Drittens – die Diplomatie gegenüber den „Entwicklungsländern“, denen sich China dem Wesen nach weiter zugehörig fühlt. Ihrem Selbstverständnis nach zielt die chinesische Politik auf „gemeinsame Entwicklung“, Win-Win-Zusammenarbeit und die Zurückdrängung von Hegemonial- und Machtpolitik. China selbst sieht sich nicht als imperiale Macht in Konkurrenz zu anderen, sondern als Kraft, die imperiale Politik bekämpft und zurückzudrängen bestrebt ist. Da China sich im Übrigen nach wie vor als sozialistisches Land betrachtet, nehmen die Auseinandersetzungen innerhalb des Weltsystems aus chinesischer Sicht auch Züge einer Systemauseinandersetzung an.

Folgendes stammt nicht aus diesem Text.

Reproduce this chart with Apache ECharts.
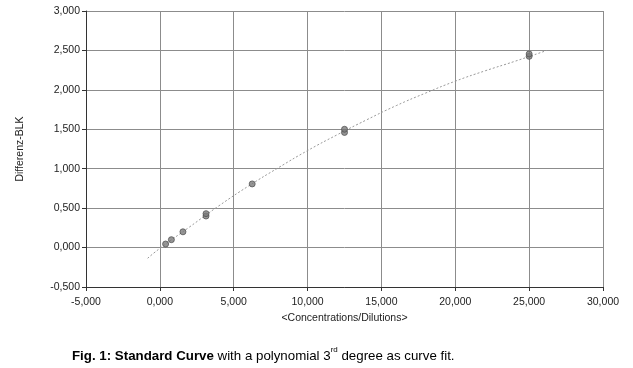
<!DOCTYPE html>
<html><head><meta charset="utf-8">
<script src="https://cdn.jsdelivr.net/npm/echarts@6/dist/echarts.min.js"></script>
<style>html,body{margin:0;padding:0;background:#fff}#c{width:633px;height:368px}</style>
</head><body><div id="c"></div>
<script>
// measured standards (concentration, Differenz-BLK)
const stdX = [0.39, 0.78, 1.5625, 3.125, 3.125, 6.25, 12.5, 12.5, 25, 25];
const stdY = [0.045, 0.100, 0.200, 0.400, 0.430, 0.807, 1.460, 1.500, 2.425, 2.455];
// fitted curve
const fitX = [-0.83, 0, 2, 4, 6, 8, 10, 12, 14, 16, 18, 20, 22, 24, 26.2];
const fitY = [-0.136, -0.01, 0.26, 0.53, 0.78, 1.01, 1.23, 1.43, 1.62, 1.80, 1.96, 2.11, 2.24, 2.36, 2.50];
const xTicks = [-5, 0, 5, 10, 15, 20, 25, 30];
const yTicks = [-0.5, 0, 0.5, 1, 1.5, 2, 2.5, 3];

const fmt = v => v.toFixed(3).replace('.', ',');
const chart = echarts.init(document.getElementById('c'));
const font = 'Liberation Sans, Arial, sans-serif';
chart.setOption({
  animation: false,
  grid: {left: 86, right: 30, top: 11, bottom: 81},
  xAxis: {
    type: 'value', min: xTicks[0], max: xTicks[xTicks.length-1], interval: 5,
    name: '<Concentrations/Dilutions>', nameLocation: 'middle', nameGap: 26,
    nameTextStyle: {fontFamily: font, fontSize: 10.5, color: '#222'},
    axisLine: {onZero: false, lineStyle: {color: '#333'}},
    axisTick: {show: true, length: 4, lineStyle: {color: '#333'}},
    axisLabel: {formatter: fmt, fontFamily: font, fontSize: 10.5, color: '#222', margin: 10},
    splitLine: {show: true, lineStyle: {color: '#8c8c8c', width: 1}}
  },
  yAxis: {
    type: 'value', min: yTicks[0], max: yTicks[yTicks.length-1], interval: 0.5,
    name: 'Differenz-BLK', nameLocation: 'middle', nameGap: 60, nameRotate: 90,
    nameTextStyle: {fontFamily: font, fontSize: 10.5, color: '#222'},
    axisLine: {show: true, onZero: false, lineStyle: {color: '#333'}},
    axisTick: {show: true, length: 4, lineStyle: {color: '#333'}},
    axisLabel: {formatter: fmt, fontFamily: font, fontSize: 10.5, color: '#222', margin: 6},
    splitLine: {show: true, lineStyle: {color: '#8c8c8c', width: 1}}
  },
  series: [
    {type: 'line', data: fitX.map((x, i) => [x, fitY[i]]), smooth: true, showSymbol: false,
     lineStyle: {color: '#999', width: 1, type: [2, 2]}, z: 2},
    {type: 'scatter', data: stdX.map((x, i) => [x, stdY[i]]), symbol: 'circle', symbolSize: 6,
     itemStyle: {color: '#7a7a7a', borderColor: '#555', borderWidth: 1}, z: 3}
  ],
  graphic: [{
    type: 'text', left: 72, top: 346,
    style: {
      text: '{b|Fig. 1: Standard Curve}{n| with a polynomial 3}{s|rd}{n| degree as curve fit.}',
      rich: {
        b: {fontFamily: font, fontSize: 13.3, fontWeight: 'bold', fill: '#000', lineHeight: 17, verticalAlign: 'bottom'},
        n: {fontFamily: font, fontSize: 13.3, fill: '#000', lineHeight: 17, verticalAlign: 'bottom'},
        s: {fontFamily: font, fontSize: 8, fill: '#000', lineHeight: 17, verticalAlign: 'top'}
      }
    }
  }]
});
</script></body></html>
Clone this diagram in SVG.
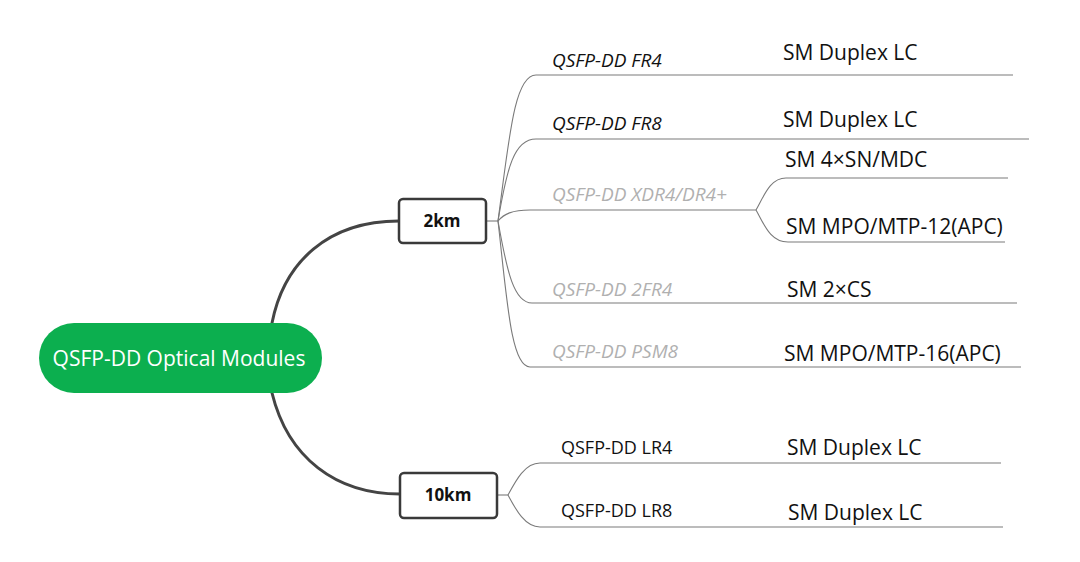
<svg xmlns="http://www.w3.org/2000/svg" width="1080" height="562" viewBox="0 0 1080 562">
<style>
.bg{fill:#ffffff}
.trunk{fill:none;stroke:#444;stroke-width:3;stroke-linecap:round}
.thin{fill:none;stroke:#7a7a7a;stroke-width:1.1}
.box{fill:#fff;stroke:#3a3a3a;stroke-width:2.5}
.boxt{font-family:"Open Sans","Noto Sans",sans-serif;font-size:17px;font-weight:700;fill:#111;text-anchor:middle}
.root{fill:#0caf4f}
.roott{font-family:"Open Sans","Noto Sans",sans-serif;font-size:21px;fill:#fff;text-anchor:middle}
.lab{font-family:"Open Sans","Noto Sans",sans-serif;font-size:19px;font-style:italic;fill:#111}
.labg{font-family:"Open Sans","Noto Sans",sans-serif;font-size:19px;font-style:italic;fill:#b0b0b0}
.labu{font-family:"Open Sans","Noto Sans",sans-serif;font-size:18px;fill:#111}
.sm{font-family:"Open Sans","Noto Sans",sans-serif;font-size:21px;fill:#111}
</style>
<rect class="bg" x="0" y="0" width="1080" height="562"/>
<g id="connectors">
<path class="trunk" d="M272 323 C284 262,328 221,399 221"/>
<path class="trunk" d="M272 393 C288 458,336 494,400 494"/>
<path class="thin" d="M486 221 L498 221"/>
<path class="thin" d="M498 221 C509 140,514 75,536 75 L1013 75"/>
<path class="thin" d="M498 221 C507 168,514 139,536 139 L1029 139"/>
<path class="thin" d="M498 221 C504 214,512 210,530 210 L756 210"/>
<path class="thin" d="M756 210 C764 196,770 178,786 178 L1008 178"/>
<path class="thin" d="M756 210 C764 224,770 242,788 242 L1005 242"/>
<path class="thin" d="M498 221 C507 272,514 303,532 303 L1017 303"/>
<path class="thin" d="M498 221 C507 300,511 367,530 367 L1021 367"/>
<path class="thin" d="M497 495 L508 495"/>
<path class="thin" d="M508 495 C516 480,525 463,540 463 L1001 463"/>
<path class="thin" d="M508 495 C516 510,525 527,540 527 L1003 527"/>
</g>
<g id="node-root">
<rect class="root" x="39" y="323" width="283" height="70" rx="35"/>
<text class="roott" x="179" y="366">QSFP-DD Optical Modules</text>
</g>
<g id="node-2km">
<rect class="box" x="399" y="199" width="87" height="44" rx="4"/>
<text class="boxt" x="442" y="227">2km</text>
</g>
<g id="node-10km">
<rect class="box" x="400" y="473" width="97" height="45" rx="4"/>
<text class="boxt" x="448" y="501">10km</text>
</g>
<g id="node-fr4">
<text class="lab" x="552" y="67">QSFP-DD FR4</text>
<text class="sm" x="783" y="60">SM Duplex LC</text>
</g>
<g id="node-fr8">
<text class="lab" x="552" y="130">QSFP-DD FR8</text>
<text class="sm" x="783" y="127">SM Duplex LC</text>
</g>
<g id="node-xdr4">
<text class="labg" x="552" y="201">QSFP-DD XDR4/DR4+</text>
<text class="sm" x="785" y="167">SM 4×SN/MDC</text>
<text class="sm" x="786" y="234">SM MPO/MTP-12(APC)</text>
</g>
<g id="node-2fr4">
<text class="labg" x="552" y="296">QSFP-DD 2FR4</text>
<text class="sm" x="787" y="297">SM 2×CS</text>
</g>
<g id="node-psm8">
<text class="labg" x="552" y="358">QSFP-DD PSM8</text>
<text class="sm" x="784" y="361">SM MPO/MTP-16(APC)</text>
</g>
<g id="node-lr4">
<text class="labu" x="561" y="454">QSFP-DD LR4</text>
<text class="sm" x="787" y="455">SM Duplex LC</text>
</g>
<g id="node-lr8">
<text class="labu" x="561" y="517">QSFP-DD LR8</text>
<text class="sm" x="788" y="520">SM Duplex LC</text>
</g>
</svg>
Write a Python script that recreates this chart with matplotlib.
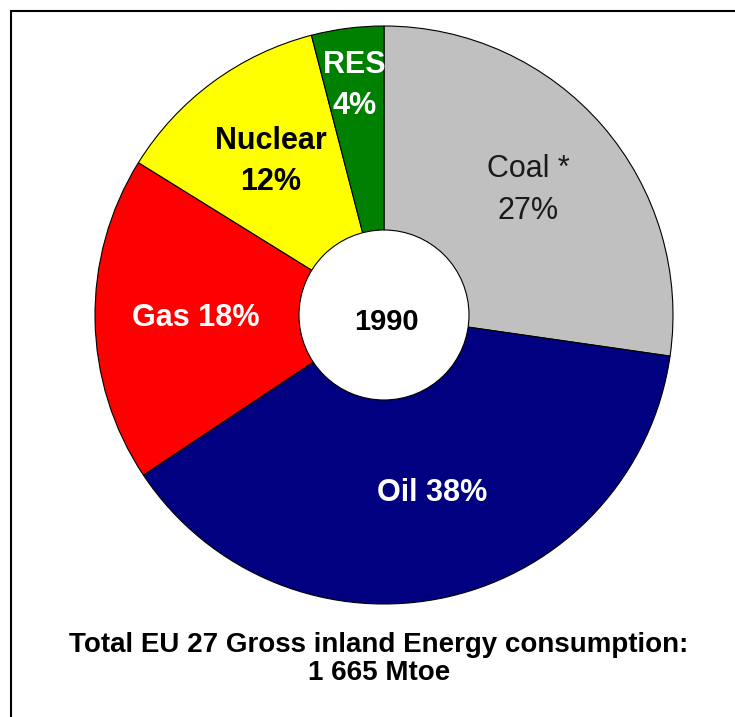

Viertens – die multilaterale Diplomatie. Dazu zählen insbesondere die Beziehungen in der UNO, in der G-20-Gruppe, der Shanghai-Organisation und der BRICS-Gruppe.
Fünftens – die gesellschaftliche Diplomatie der nichtstaatlichen Organisationen.
Zu den Kernbegriffen der derzeitigen außenpolitischen und gesellschaftspolitischen Debatten in China gehört der vom „Chinesischen Traum“. Gemeint ist damit der Aufstieg Chinas in einer friedlichen Welt, in der der Frieden Chinas und der der Welt sich gegenseitig bedingen.